Hammering Screws: Programmers and Tool Blindness
Disclaimer: Check the date! This post was written way back in . If there are technical things in here, they're more than likely outdated, or there may be better ways to do them by now. You've been warned.
In my last post I told a half-truth by ending with
If you need me I’ll be uninstalling Eclipse.
Honestly, I only removed it from my laptop because
I rarely do any real Java development directly on my laptop, and should I need a quick code editor I have
TextMate which handles most of my coding needs pretty simply.
However, the commotion that the statement caused is what I’m going to address in this post.
If all you have is a hammer, everything looks like a nail.
–Bernard Baruch
To continue with my tools theme I’m going to address what I’ll call “tool-blindness,” the mentality that the tools you have and know how to use are perfect for every situation. In other words, if the tools you have require you to hammer screws then by-god you’re going to hammer screws.
Recently there has been a grass-roots, developer movement at my employer to switch from Ant to Maven. I love Maven, it’s leaps and bounds better than the way we were using Ant. (Notice I didn’t say Ant in general, I’m only planning on starting one holy-war with this post!) My last four projects have used Maven, and it makes the build and deploy process significantly easier, especially when it comes to dependancy management. However, everyone’s favorite Java IDE does not play well with Maven because Maven’s standard directory layout is significantly different from Eclipse’s convention. People have attempted to alleviate this problem by using the M2 plug-in and following the instructions here, but the result still feels like you’re forcing Eclipse to do something it doesn’t want to. Add that to the fact that the version of Eclipse we’re using crashes at least once a day, and you should be able to see why I’m looking for alternatives.
In short, our metaphorical hardware (the build process) has changed from nails to screws and our hammer (Eclipse) is no longer the best tool for the job. However, we’re still using the hammer because it’s what everyone knows how to use and only a few of us are not tool-blind enough to look for something else. It also doesn’t help that the alternatives that play nicely with Maven, namely IntelliJ IDEA and Textmate-and-a-shell are not “free as in beer.”

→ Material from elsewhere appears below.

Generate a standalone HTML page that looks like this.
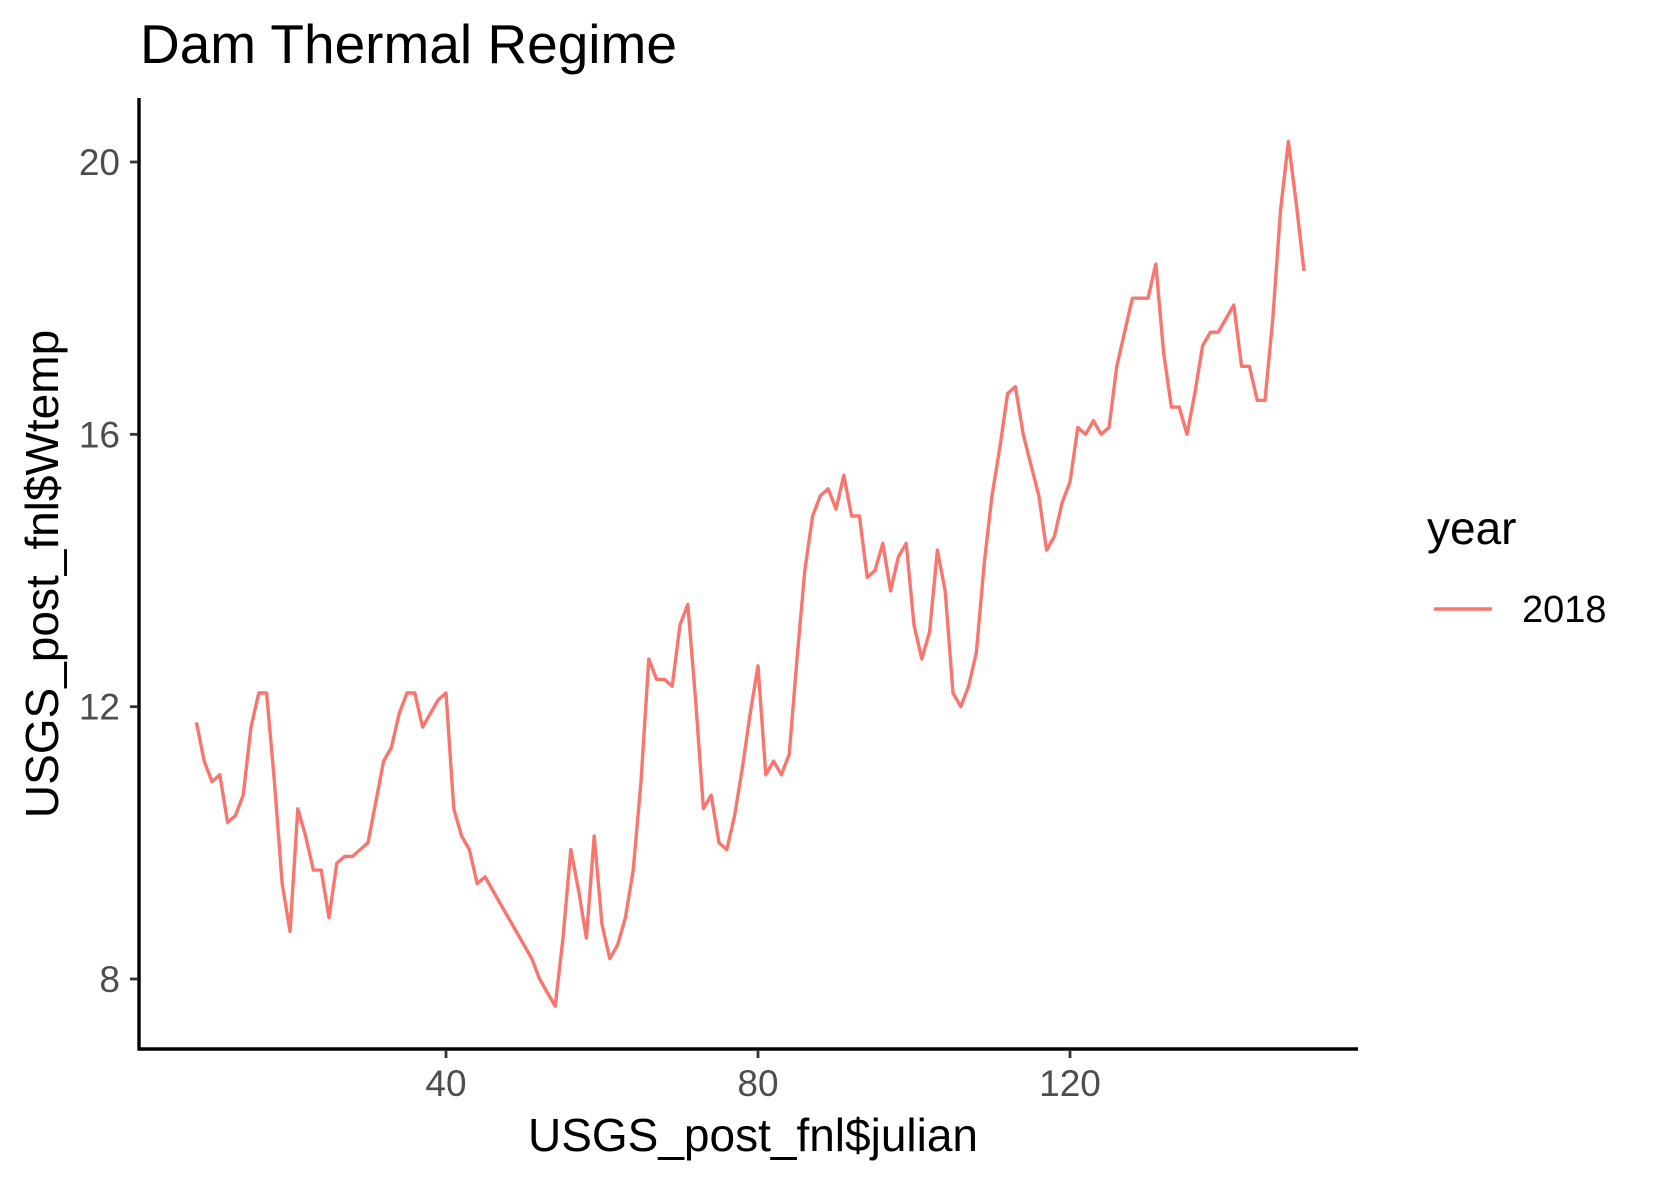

As I mentioned in the comments of my last post, Eclipse has been feeling a little more like this tool than this one. So maybe it’s time to ask which tool you really want on your tool belt.
In an interesting turn of events, Alex Vazquez over at Wufoo/Particletree is going through the same process with a different perspective. Alex is moving, based in part by recommendation and in part by language choice, from Java on Eclipse to PHP on Textmate, and he seems to be liking it so far. Alex does, however, sum up Eclipse rather nicely, and coincidentally within my theme:
The right development environment can save a programmer countless hours and is like a hammer in the carpenter’s tool belt. Since my background was in Java, my preference was for large sledge hammers and my development environment of choice was the de facto Java IDE Eclipse. It has a number of amazing features like autocomplete, refactoring and hundreds of plugins for every task imaginable. It’s no secret Java requires mountains of code, but Eclipse was made to move mountains.
–Alex Vazquez
I think Alex really nails (pardon the pun) the fact that if you’re going to be doing Java Enterprise
development you need an IDE that can handle it. You need something
that generates the code and provides the re-factoring tools and autocompletion to make it possible to
move mountains.
However I’d like to pose a question to all Java developers who use Eclipse; how much of
Eclipse do you really use? Besides re-factoring, code completion/generation, and cvs/svn/scm
integration, is there anything else you couldn’t live without? Anything else that Textmate doesn’t do?
(Besides run on Windows, we’ll save that tool for a different day.) Look at all of the stuff Eclipse does that
you don’t use, is the added bulk really worth it? How much memory is your Eclipse process using right now?
(Mine’s got ~254MB, 5x more than the next largest memory footprint, and my Eclipse
process is basically idle.) Just my two cents, please form your own opinions, after all
I’m just a kid who couldn’t possibly have any experience.